Weapons of Mass Deportation: Big Data and Automated Decision-Making Systems in Immigration Law
Written By: Estefania McCarroll
The world is run by data. Predictive analytics and machine learning are constantly feeding from people’s data to predict behaviors. Big Tech propelled the “Big Data” revolution after discovering that data translates into revenue. Netflix predicts what movies you will like, Facebook helps businesses predict what kinds of ads you are likely to click on, and insurance companies predict whether you will be in an accident or become sick. But what happens when the government uses your data to predict that you are going to commit a crime, or to track you and deport you if you are undocumented? What used to be the arms race among nations has now turned into the technology race. President Putin professed that the nation that obtains leadership in artificial intelligence (AI) will rule the world.

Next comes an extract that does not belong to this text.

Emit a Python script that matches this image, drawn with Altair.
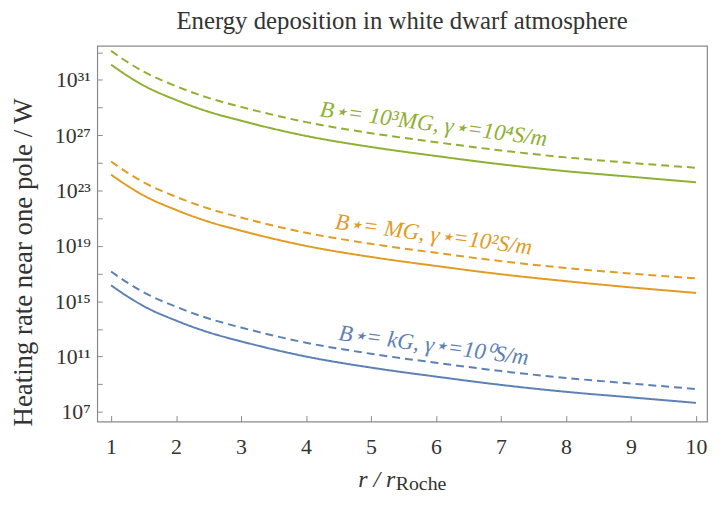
import altair as alt
import pandas as pd

# ---- data (log10 of heating rate) ----
r_vals = [1, 1.25, 1.5, 2, 2.5, 3, 4, 5, 6, 7, 8, 9, 10]
green_solid = [32.1, 31.3, 30.6, 29.55, 28.7, 28.05, 26.95, 26.15, 25.5, 24.9, 24.4, 24.0, 23.6]
green_dash = [33.1, 32.3, 31.6, 30.55, 29.7, 29.05, 27.95, 27.15, 26.5, 25.9, 25.4, 25.0, 24.65]
orange_solid = [24.15, 23.35, 22.65, 21.6, 20.75, 20.1, 19.0, 18.2, 17.55, 16.95, 16.45, 16.0, 15.6]
orange_dash = [25.1, 24.3, 23.6, 22.55, 21.7, 21.05, 19.95, 19.15, 18.5, 17.9, 17.4, 17.0, 16.65]
blue_solid = [16.15, 15.35, 14.65, 13.6, 12.75, 12.1, 11.0, 10.2, 9.55, 8.95, 8.45, 8.05, 7.65]
blue_dash = [17.15, 16.35, 15.65, 14.6, 13.75, 13.1, 12.0, 11.2, 10.55, 9.95, 9.45, 9.05, 8.65]

series_names = ["kG", "MG", "1e3MG"]
series_colors = ["#5E81B5", "#E19C24", "#8FB032"]

label_texts = ["B⋆= kG, γ⋆=10⁰S/m", "B⋆= MG, γ⋆=10²S/m", "B⋆= 10³MG, γ⋆=10⁴S/m"]
label_r = [5.95, 5.95, 5.95]
label_logy = [11.3, 19.3, 27.3]

x_ticks = [1, 2, 3, 4, 5, 6, 7, 8, 9, 10]
y_tick_exps = list(range(7, 34, 2))
y_label_exps = [7, 11, 15, 19, 23, 27, 31]

# ---- build tables ----
rows = []
for name, solid, dash in [("kG", blue_solid, blue_dash),
                          ("MG", orange_solid, orange_dash),
                          ("1e3MG", green_solid, green_dash)]:
    for r, s, d in zip(r_vals, solid, dash):
        rows.append({"r": r, "P": 10 ** s, "series": name, "style": "solid", "key": name + "s"})
        rows.append({"r": r, "P": 10 ** d, "series": name, "style": "dashed", "key": name + "d"})
df = pd.DataFrame(rows)

lab = pd.DataFrame({
    "r": label_r,
    "P": [10 ** v for v in label_logy],
    "text": label_texts,
    "series": series_names,
})

sup = str.maketrans("0123456789", "⁰¹²³⁴⁵⁶⁷⁸⁹")
label_expr = ""
for e in y_label_exps:
    label_expr += f"round(log(datum.value)/LN10) == {e} ? '10{str(e).translate(sup)}' : "
label_expr += "''"

FONT = "Liberation Serif"

xscale = alt.Scale(domain=[0.787, 10.17], nice=False, zero=False)
yscale = alt.Scale(type="log", domain=[10 ** 6.3, 10 ** 33.47], nice=False)
cscale = alt.Scale(domain=series_names, range=series_colors)

lines = alt.Chart(df).mark_line(strokeWidth=2, interpolate="monotone", clip=True).encode(
    x=alt.X("r:Q", scale=xscale,
            axis=alt.Axis(values=x_ticks, format="d", title="r / r", titleFontStyle="italic",
                          titleFont=FONT, titleFontSize=24, titleFontWeight="normal",
                          titleColor="#333", titleX=300, titleY=66, titleAlign="right",
                          titleBaseline="alphabetic",
                          labelPadding=21, tickSize=alt.expr("-6"), grid=False, domain=False)),
    y=alt.Y("P:Q", scale=yscale,
            axis=alt.Axis(values=[10 ** k for k in y_tick_exps], labelExpr=label_expr,
                          title="Heating rate near one pole / W", titleFont=FONT,
                          titleFontSize=27, titleFontWeight="normal", titleColor="#333",
                          titleAngle=270, titleX=-66, titleY=218, titleAlign="center",
                          titleBaseline="alphabetic",
                          labelPadding=12, tickSize=alt.expr("-5"), grid=False, domain=False)),
    color=alt.Color("series:N", scale=cscale, legend=None),
    strokeDash=alt.StrokeDash("style:N", scale=alt.Scale(domain=["solid", "dashed"],
                                                          range=[[1, 0], [8, 5]]), legend=None),
    detail="key:N",
)

texts = alt.Chart(lab).mark_text(font=FONT, fontSize=23, fontStyle="italic", angle=7.5,
                                 align="center", baseline="alphabetic").encode(
    x=alt.X("r:Q", scale=xscale),
    y=alt.Y("P:Q", scale=yscale),
    text="text:N",
    color=alt.Color("series:N", scale=cscale, legend=None),
)

sub = alt.Chart(pd.DataFrame({"t": ["Roche"]})).mark_text(
    font=FONT, fontSize=20, align="left", baseline="alphabetic", color="#333"
).encode(x=alt.value(301), y=alt.value(379 + 69), text="t:N")

chart = alt.layer(lines, texts, sub).properties(
    width=615, height=379,
    background="white",
    title=alt.TitleParams("Energy deposition in white dwarf atmosphere", font=FONT,
                          fontSize=25, fontWeight="normal", color="#333",
                          baseline="alphabetic", offset=-8, anchor="middle"),
    autosize=alt.AutoSizeParams(type="none"),
    padding={"left": 90, "top": 36, "right": 5, "bottom": 74},
).configure_view(stroke="#8a8a8a", strokeWidth=1.2).configure_axis(
    labelFont=FONT, labelFontSize=22, labelColor="#333", tickColor="#8a8a8a", tickWidth=1
)

chart.save("out.html", embed_options={"renderer": "svg", "actions": False})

After China announced that it wants to become the global leader in AI research by 2030, the United States took strong stands on AI development through the “Executive Order on AI” signed by President Trump in February 2019. The Research and Development Strategic Plan that followed the executive order calls for the “[d]eveloping of AI systems that complement and augment human capabilities. . .” as well as the “[d]eveloping and making accessible a wide variety of datasets to meet the needs” of different applications. The United States widely uses computer-human collaboration systems within the criminal justice system under the name of Automated Decision-Making Systems (ADM Systems). In the immigration context, the use of these systems is limited. Does the Executive Order on AI call for the expansion of these systems to other governmental functions in immigration enforcement?